「暑いでござる」
8月初めのとても暑い日のお昼頃でした。
私はその日、所用があり、神戸の山の手のお上品な住宅街の中を歩いていました。
「めっちゃ暑いなぁ」と思いながら。
と、私の前を歩いていた、推定70歳位の女性が、
反対側から歩いてきた同い歳位の女性とすれ違い様に「暑いでござる」と話しかけました。
お相手の女性も、一瞬間があったのちに「暑いでござる」と返して、二人で大笑い。
多分、ご近所にお住まいの、顔見知りの方同志だったのでしょう。
二人とも、大笑いの後「ほなね」と言って別れました。
「暑いでござる」かぁ・・・
さすがに、おばちゃんはすごいなぁ。
多分、「暑いでござる」と話しかけた方は、咄嗟にでたアドリブだと思うし、
言われた方も、内心「え?何?」と思ったはずなのに
一瞬の間で理解して「暑いでござる」と返す。
うーん。
素晴らしいコンビネーション。
これが、おっちゃん同志なら、絶対にこうはならないと思います。
ご近所さん同士で「暑いでござる」なんて言葉は、恥ずかしくて言えないだろうし。
「イヤー暑いですなぁ」的な言葉が一般的な感じでしょうか。
仲が良ければ「あっついなぁ」位はあるかもしれませんが。
「暑いでござる」のような高度なフレーズはなかなか言えません。
そこで。
試してみました。
私も、さすがに、同じマンションやご近所で、そこまで仲の良い方はいないので
ゴルフ仲間である後輩で試してみることにしました。
朝、ゴルフ場で最初に会った後輩に言ってみました。
私「暑いでござる」
後輩「ん? 何ですか?」
私「いや、あの、暑いなぁと思って」
後輩「そりゃそうですよ。

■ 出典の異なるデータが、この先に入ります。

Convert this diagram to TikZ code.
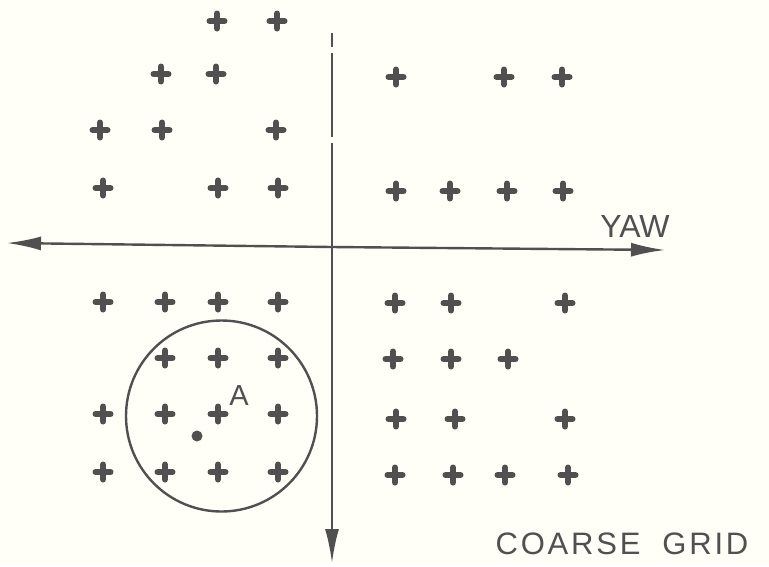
\documentclass[tikz,border=0pt]{standalone}
\usepackage{fontspec}
\setmainfont{Liberation Sans}
\newfontfamily\labfont[LetterSpace=9]{Liberation Sans}
\usetikzlibrary{arrows.meta}
\definecolor{ink}{RGB}{80,80,80}
\definecolor{paper}{RGB}{255,255,248}
\tikzset{
  x=1pt,y=-1pt,
  axisline/.style={draw=ink,line width=2.4pt},
  bigtip/.style={-{Latex[length=34pt,width=14pt]}},
  gridplus/.pic={\draw[ink,line width=6pt,line cap=round] (-7.5,0)--(7.5,0) (0,-7.5)--(0,7.5);},
  lbl/.style={text=ink,inner sep=0pt,font=\fontsize{30}{30}\selectfont}
}
\begin{document}
\begin{tikzpicture}
\fill[paper] (0,0) rectangle (769,566);
\useasboundingbox (0,0) rectangle (769,566);
% grid marks
\foreach \x/\y in {217/21,277/21,
  161/74,216/74,
  100/130,162/130,276/130,
  103/188,218/188,278/188,
  396/77,504/77,562/77,
  396/191,450/191,507/191,563/191,
  103/302,165/302,218/302,278/302,
  165/358,218/358,278/358,
  103/414,165/414,218/414,278/414,
  103/472,165/472,218/472,278/472,
  395/303,451/303,565/303,
  393/359,451/359,508/359,
  396/419,455/419,565/419,
  395/475,453/475,505/475,568/475}
  \pic at (\x,\y) {gridplus};
% axes
\coordinate (hl) at (7,243);
\coordinate (hr) at (665,250);
\coordinate (hm) at (332,247);
\coordinate (vt) at (332,33);
\coordinate (vb) at (332,563);
\draw[axisline,bigtip] (hm) -- (hl);
\draw[axisline,bigtip] (hm) -- (hr);
\draw[axisline] (vt) -- (332,47);
\draw[axisline] (332,53) -- (332,137);
\draw[axisline,bigtip] (332,143) -- (vb);
% circle and point
\node[draw=ink,line width=2.4pt,circle,minimum size=191pt,inner sep=0pt] (zone) at (221.5,416) {};
\fill[ink] (197,436) circle (5.5pt);
\node[lbl,font=\fontsize{29}{29}\selectfont] (A) at (239,396) {A};
\node[lbl,font=\fontsize{32}{32}\selectfont] (yaw) at (635,226) {YAW};
\node[lbl,font=\fontsize{31}{31}\labfont] (cg) at (622,544) {COARSE\hspace{22pt}GRID};
\end{tikzpicture}
\end{document}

真夏だし」
私「だ、だよね~」
やっぱり。
「暑いでござる」作戦、案の定失敗です。
別の後輩にも試してみようかと考えましたが、そこまでの気力もなく。
諦めました。
あの、一瞬の切れ味をおばちゃん以外に求めるのは無理。
結論:やっぱ、何をしても、どんな場面でも、おばちゃんには敵わないでござる。